The server doesn’t know anything about keychains or, more generally, who has which keys. It just knows whether a given key authorizes you to make a given request. There’s no concept here of identity or roles or access control lists. Instead, we just have a simple lookup. If you have the key, you can do the thing.

In practice, we’d encrypt the entries so that, even if an attacker compromised your capability storage, they’d have no way to know which keys corresponded to which requests.

Capabilities Spanning Resources

What about capabilities that work across more than one resource? For example, suppose we want to grant permission to a moderator to delete offensive blog posts. We could create a capability for that using a URI template.

url: https://acme.com/blog/{key}
method: delete

This capability will match the URL for any post created in our application. We could grant this key to any number of moderators.

One-time Use and Expiring Capabilities

We can even do one-time use or expiring keys by simply including the constraints for using the key in the description.

url: https://acme.com/blog/{key}
method: delete
expires: March 15, 2015

If we get a request that matches an expired capability, we reject the request and delete the capability. With a single-use capability, it’s even easier. We just delete the key after a request comes in that matches it. We could generalize this with an N-use key. For example, we could limit moderators to three deletions, just so they don’t get too carried away. After three deletions, they’d have to acquire a new capability.

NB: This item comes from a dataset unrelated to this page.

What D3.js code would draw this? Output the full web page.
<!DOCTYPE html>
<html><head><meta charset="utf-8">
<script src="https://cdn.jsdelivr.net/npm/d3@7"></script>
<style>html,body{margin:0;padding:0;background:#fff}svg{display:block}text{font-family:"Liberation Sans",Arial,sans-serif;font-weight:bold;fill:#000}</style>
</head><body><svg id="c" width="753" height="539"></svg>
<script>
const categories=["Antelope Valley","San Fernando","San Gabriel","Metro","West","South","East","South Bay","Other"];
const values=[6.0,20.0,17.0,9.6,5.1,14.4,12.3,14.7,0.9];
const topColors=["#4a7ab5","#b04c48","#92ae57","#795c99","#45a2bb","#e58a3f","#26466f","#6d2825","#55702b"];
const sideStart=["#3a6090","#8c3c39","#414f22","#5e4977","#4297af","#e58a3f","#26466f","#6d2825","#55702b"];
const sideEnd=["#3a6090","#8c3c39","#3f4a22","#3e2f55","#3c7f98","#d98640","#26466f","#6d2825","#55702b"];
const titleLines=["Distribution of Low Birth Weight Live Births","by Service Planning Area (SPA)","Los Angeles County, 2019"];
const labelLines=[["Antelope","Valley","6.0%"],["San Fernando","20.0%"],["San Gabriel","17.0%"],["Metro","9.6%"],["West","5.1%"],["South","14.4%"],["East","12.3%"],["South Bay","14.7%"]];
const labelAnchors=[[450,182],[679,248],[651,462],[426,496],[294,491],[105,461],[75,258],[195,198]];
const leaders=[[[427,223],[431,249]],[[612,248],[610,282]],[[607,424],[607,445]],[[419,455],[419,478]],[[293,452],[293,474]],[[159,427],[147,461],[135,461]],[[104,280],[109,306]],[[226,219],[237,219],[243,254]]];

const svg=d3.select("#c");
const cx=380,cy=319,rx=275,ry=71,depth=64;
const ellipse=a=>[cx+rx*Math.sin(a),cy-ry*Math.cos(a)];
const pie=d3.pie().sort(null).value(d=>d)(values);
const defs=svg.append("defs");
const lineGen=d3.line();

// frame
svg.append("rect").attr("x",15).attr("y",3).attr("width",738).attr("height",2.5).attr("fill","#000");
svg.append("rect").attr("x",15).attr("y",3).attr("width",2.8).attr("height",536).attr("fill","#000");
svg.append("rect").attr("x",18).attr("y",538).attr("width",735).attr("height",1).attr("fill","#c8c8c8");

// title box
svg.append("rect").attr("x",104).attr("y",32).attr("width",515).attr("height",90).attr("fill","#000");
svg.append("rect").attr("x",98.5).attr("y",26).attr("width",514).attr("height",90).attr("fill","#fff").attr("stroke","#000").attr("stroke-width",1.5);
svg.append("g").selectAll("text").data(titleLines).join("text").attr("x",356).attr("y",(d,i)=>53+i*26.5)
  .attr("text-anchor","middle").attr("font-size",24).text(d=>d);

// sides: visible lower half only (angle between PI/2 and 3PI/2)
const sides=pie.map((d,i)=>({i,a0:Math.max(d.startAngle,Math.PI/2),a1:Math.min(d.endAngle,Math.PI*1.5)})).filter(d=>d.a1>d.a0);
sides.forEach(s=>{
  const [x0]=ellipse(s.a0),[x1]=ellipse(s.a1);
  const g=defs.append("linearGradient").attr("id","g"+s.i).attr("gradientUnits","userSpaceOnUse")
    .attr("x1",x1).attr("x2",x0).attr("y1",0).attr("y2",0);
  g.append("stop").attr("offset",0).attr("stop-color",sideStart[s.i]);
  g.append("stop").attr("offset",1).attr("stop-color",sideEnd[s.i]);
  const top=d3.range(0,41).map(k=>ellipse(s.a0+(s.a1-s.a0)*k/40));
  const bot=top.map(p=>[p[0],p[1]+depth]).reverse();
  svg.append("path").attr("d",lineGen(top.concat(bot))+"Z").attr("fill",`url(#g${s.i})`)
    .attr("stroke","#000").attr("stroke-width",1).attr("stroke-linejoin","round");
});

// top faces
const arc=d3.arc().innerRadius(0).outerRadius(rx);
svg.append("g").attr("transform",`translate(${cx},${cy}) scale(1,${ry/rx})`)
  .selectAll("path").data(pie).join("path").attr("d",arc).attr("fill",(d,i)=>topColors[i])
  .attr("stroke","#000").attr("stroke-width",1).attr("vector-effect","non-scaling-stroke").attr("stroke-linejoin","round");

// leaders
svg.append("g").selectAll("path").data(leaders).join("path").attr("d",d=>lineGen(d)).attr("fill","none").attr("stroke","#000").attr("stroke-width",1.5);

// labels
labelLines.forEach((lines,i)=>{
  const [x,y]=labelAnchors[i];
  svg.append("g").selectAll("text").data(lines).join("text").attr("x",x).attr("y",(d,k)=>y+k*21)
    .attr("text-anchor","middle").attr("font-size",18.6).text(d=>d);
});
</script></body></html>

url: https://acme.com/blog/{key}
method: delete
expires: March 15, 2015
uses: 3

Revocation

Sometimes we want to revoke a capability we issued. For example, I might issue a key for editing a blog post to a copy-editor. But then I switch copy-editors, so I want to revoke their key. Another example is when we suspect a key is compromised. Either way, the implementation is straightforward: we just delete the key from our dictionary.

Non-Canonical URLs

Applications may have multiple URLs that can refer to the same resource. This can sometimes be handle via URL templates. However, the URLs may be dissimilar. One simple way to handle this is to redirect to the canonical URL. Another would be to keep a mapping of URLs to canonical URLs, similar to what you’d have to support redirects, except that instead of doing the redirect, you simply translate the request URL into its canonical form before performing authorization.

Redirects

In some cases, URLs change. This has the potential to invalidate capabilities associated with those URLs. One simple way to handle this is to update your dictionary when a URL changes. Another would be to annotate the request headers on a redirect to keep the original URL.

Simplicity, FTW

Even after taking these considerations into account, our security code is still easy to reason about.

authorize = ({url, method, key}) ->
  capability = yield decrypt get_capability key
  capability? &&
    (match url, capability.url) &&
    (method == capability.method) &&
    !(expired capability) &&
    !(exhausted capability)

I’ve hidden some complexity here. We have to query a database for the capability. We have to decrypt it. Matching URL templates is difficult, possibly involving canonicalization. Date comparisons require a date library. The expired and exhausted checks potentially involve updating or deleting the capability.

Nevertheless, the core logic is right there. Six lines of code.

That’s pretty appealing, isn’t it? That simplicity means that the surface area for attackers is small. For example, role-based authorization frameworks often require code to check a person’s role before handling a request. If we forgot to include this code, or we determine their role incorrectly, that’s a potential exploit. In contrast, the logic for verifying a capability is both simple and in one place.

Signed Capabilities

Public key encryption provides an intriguing way to build on this implementation, by making use of digital signatures. In addition managing an encrypted dictionary of keys, the server signs the key before issuing it. We further keep the recipient’s public key in the capability description. In turn, whenever the requestor uses the capability, they sign it again using the same public key. The server can then verify the requestor’s signature and its own signature and know that the original recipient is the requestor.

This adds an additional layer of security, albeit with at the cost of some additional complexity. If the additional security was the only benefit, the additional complexity (and thus, the number of opportunities to make a mistake) would probably cancel it out. However, what’s really compelling about this approach is the ability to securely share keys by signing an assignment of the capability to another entity.

If Alice wants to share a capability with Bob, she signs the key she has and sends it to Bob. When Bob tries to use the capability, the server can ask Alice to verify the signature. This reduces the likelihood that it’s a stolen capability. If Eve tried to use the capability, she’d need both Bob and Alice’s private keys, and the ability to impersonate Alice, in addition to the original encrypted capability description. Bob, in turn, could assign to Carol the same way. In fact, this works for applications, not just people. Applications could assign capabilities to one another, allowing them to interoperate securely without resorting to course-grained bearer tokens.

Disclaimer

Unfortunately, outside of some prototypes, we haven’t had the opportunity to use Web capabilities. We don’t have the practical experience to recommend it as anything more than an interesting idea. We’d love to hear from anyone who has implemented Web-capabilities (or something along these lines) for a real-world application. We think it’s an attractive model and we’re hoping to move beyond experimenting in the near future. We’ll be sure to blog about it when we do.

A New Frontier…

Web capabilities build upon on a well-developed computer security model and offer fine-grained, transferable (shareable) authorization. Keys can refer to specific resource or a collection of them by taking advantage of URL templates. Limited use and expiring keys are possible as well. Key verification is simple to implement, compared to ACL or role-based schemes. We can share keychain management across applications, further reducing an attacker’s surface area. Capability-like models are seeing increased use, ranging from Gist’s capability URLs to Bitcoin. We think the time is right to explore Web capabilities further and develop implementations and best practices for using them in real world scenarios.